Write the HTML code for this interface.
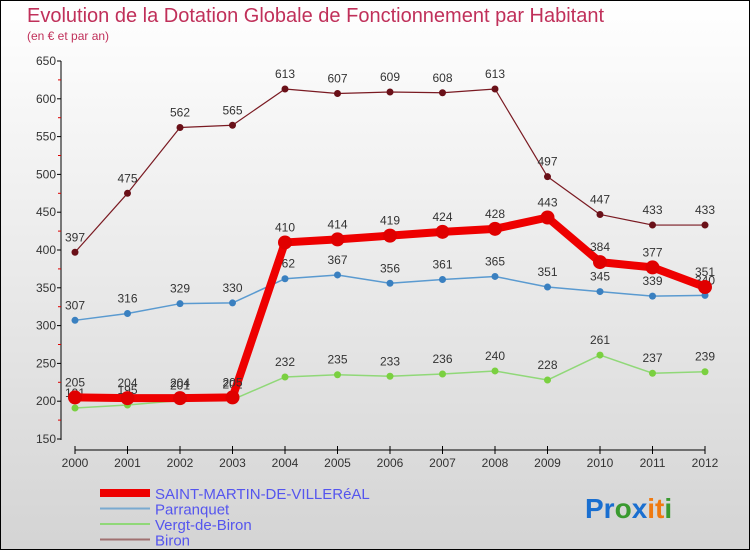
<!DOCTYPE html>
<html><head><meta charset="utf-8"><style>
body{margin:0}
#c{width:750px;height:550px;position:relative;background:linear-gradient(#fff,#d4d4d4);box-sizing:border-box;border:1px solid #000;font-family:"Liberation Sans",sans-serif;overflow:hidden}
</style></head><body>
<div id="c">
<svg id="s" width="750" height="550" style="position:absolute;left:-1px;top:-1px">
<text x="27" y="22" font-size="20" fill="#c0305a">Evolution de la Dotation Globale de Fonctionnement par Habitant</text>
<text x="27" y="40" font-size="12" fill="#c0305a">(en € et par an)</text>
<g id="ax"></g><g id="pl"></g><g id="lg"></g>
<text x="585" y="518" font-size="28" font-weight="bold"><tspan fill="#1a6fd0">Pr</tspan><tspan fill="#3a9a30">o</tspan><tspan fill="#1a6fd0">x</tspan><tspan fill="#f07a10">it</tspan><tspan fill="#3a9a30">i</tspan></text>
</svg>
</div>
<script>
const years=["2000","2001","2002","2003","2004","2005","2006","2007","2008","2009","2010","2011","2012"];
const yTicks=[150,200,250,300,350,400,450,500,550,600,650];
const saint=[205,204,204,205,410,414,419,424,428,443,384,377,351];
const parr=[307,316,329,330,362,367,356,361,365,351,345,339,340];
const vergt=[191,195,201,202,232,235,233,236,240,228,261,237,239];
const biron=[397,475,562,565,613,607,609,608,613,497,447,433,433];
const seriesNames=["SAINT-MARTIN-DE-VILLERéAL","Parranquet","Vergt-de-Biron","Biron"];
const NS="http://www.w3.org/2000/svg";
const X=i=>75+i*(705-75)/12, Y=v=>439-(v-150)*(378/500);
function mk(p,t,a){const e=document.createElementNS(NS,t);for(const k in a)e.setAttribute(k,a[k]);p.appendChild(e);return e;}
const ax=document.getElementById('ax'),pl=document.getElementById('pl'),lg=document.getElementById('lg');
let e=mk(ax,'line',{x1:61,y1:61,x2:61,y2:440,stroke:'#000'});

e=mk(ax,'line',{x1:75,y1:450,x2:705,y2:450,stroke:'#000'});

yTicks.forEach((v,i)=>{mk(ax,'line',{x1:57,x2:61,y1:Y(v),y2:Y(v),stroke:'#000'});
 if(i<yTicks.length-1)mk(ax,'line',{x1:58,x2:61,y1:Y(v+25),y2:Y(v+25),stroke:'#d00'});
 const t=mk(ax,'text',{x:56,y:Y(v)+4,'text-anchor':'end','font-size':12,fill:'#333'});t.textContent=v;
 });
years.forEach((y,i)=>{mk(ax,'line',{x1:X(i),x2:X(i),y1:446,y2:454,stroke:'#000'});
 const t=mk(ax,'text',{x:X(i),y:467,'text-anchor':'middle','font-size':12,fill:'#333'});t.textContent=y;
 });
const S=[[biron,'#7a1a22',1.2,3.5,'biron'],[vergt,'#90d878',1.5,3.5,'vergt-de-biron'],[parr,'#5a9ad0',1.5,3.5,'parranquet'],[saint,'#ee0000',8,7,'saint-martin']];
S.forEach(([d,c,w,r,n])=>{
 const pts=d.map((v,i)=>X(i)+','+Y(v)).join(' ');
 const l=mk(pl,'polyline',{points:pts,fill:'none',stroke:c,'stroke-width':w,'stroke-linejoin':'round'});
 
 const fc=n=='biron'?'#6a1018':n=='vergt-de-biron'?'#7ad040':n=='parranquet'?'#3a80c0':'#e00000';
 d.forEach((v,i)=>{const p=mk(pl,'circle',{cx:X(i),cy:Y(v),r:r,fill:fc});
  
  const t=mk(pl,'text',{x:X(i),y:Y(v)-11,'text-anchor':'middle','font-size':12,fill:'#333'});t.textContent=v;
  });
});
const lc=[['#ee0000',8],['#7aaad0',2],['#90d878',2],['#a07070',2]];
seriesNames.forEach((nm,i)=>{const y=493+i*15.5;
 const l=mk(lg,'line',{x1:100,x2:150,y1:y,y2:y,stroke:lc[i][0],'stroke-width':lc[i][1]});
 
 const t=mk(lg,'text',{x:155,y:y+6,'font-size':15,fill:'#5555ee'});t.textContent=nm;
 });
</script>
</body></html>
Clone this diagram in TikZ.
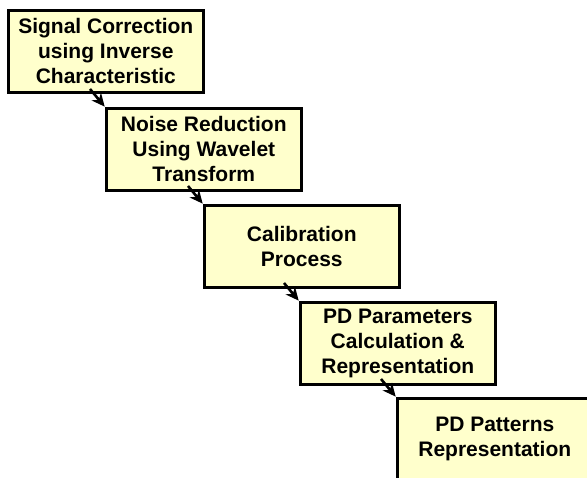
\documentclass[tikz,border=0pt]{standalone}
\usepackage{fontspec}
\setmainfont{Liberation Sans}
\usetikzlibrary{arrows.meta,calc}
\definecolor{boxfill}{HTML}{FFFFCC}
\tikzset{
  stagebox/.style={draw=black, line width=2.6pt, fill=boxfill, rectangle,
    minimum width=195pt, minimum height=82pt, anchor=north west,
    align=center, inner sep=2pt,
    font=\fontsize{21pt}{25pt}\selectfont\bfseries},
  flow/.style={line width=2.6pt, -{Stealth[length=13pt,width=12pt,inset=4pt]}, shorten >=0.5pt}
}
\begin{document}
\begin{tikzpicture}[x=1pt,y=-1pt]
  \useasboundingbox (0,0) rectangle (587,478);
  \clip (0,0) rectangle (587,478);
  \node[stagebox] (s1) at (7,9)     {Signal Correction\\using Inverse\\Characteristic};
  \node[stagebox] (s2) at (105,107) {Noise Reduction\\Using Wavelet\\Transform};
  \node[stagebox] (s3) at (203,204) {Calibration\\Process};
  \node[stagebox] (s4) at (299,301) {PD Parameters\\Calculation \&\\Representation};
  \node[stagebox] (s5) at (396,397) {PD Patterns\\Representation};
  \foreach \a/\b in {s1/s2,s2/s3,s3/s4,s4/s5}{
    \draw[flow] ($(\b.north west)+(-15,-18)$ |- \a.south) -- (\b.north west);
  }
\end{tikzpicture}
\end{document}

[TO DO] Pictures excluded, copy exactly the lines running from the one with "Clone this diagram in TikZ." through the last line of the material.

[FINAL ANSWER]
Clone this diagram in TikZ.
\documentclass[tikz,border=0pt]{standalone}
\usepackage{fontspec}
\setmainfont{Liberation Sans}
\usetikzlibrary{arrows.meta,calc}
\definecolor{boxfill}{HTML}{FFFFCC}
\tikzset{
  stagebox/.style={draw=black, line width=2.6pt, fill=boxfill, rectangle,
    minimum width=195pt, minimum height=82pt, anchor=north west,
    align=center, inner sep=2pt,
    font=\fontsize{21pt}{25pt}\selectfont\bfseries},
  flow/.style={line width=2.6pt, -{Stealth[length=13pt,width=12pt,inset=4pt]}, shorten >=0.5pt}
}
\begin{document}
\begin{tikzpicture}[x=1pt,y=-1pt]
  \useasboundingbox (0,0) rectangle (587,478);
  \clip (0,0) rectangle (587,478);
  \node[stagebox] (s1) at (7,9)     {Signal Correction\\using Inverse\\Characteristic};
  \node[stagebox] (s2) at (105,107) {Noise Reduction\\Using Wavelet\\Transform};
  \node[stagebox] (s3) at (203,204) {Calibration\\Process};
  \node[stagebox] (s4) at (299,301) {PD Parameters\\Calculation \&\\Representation};
  \node[stagebox] (s5) at (396,397) {PD Patterns\\Representation};
  \foreach \a/\b in {s1/s2,s2/s3,s3/s4,s4/s5}{
    \draw[flow] ($(\b.north west)+(-15,-18)$ |- \a.south) -- (\b.north west);
  }
\end{tikzpicture}
\end{document}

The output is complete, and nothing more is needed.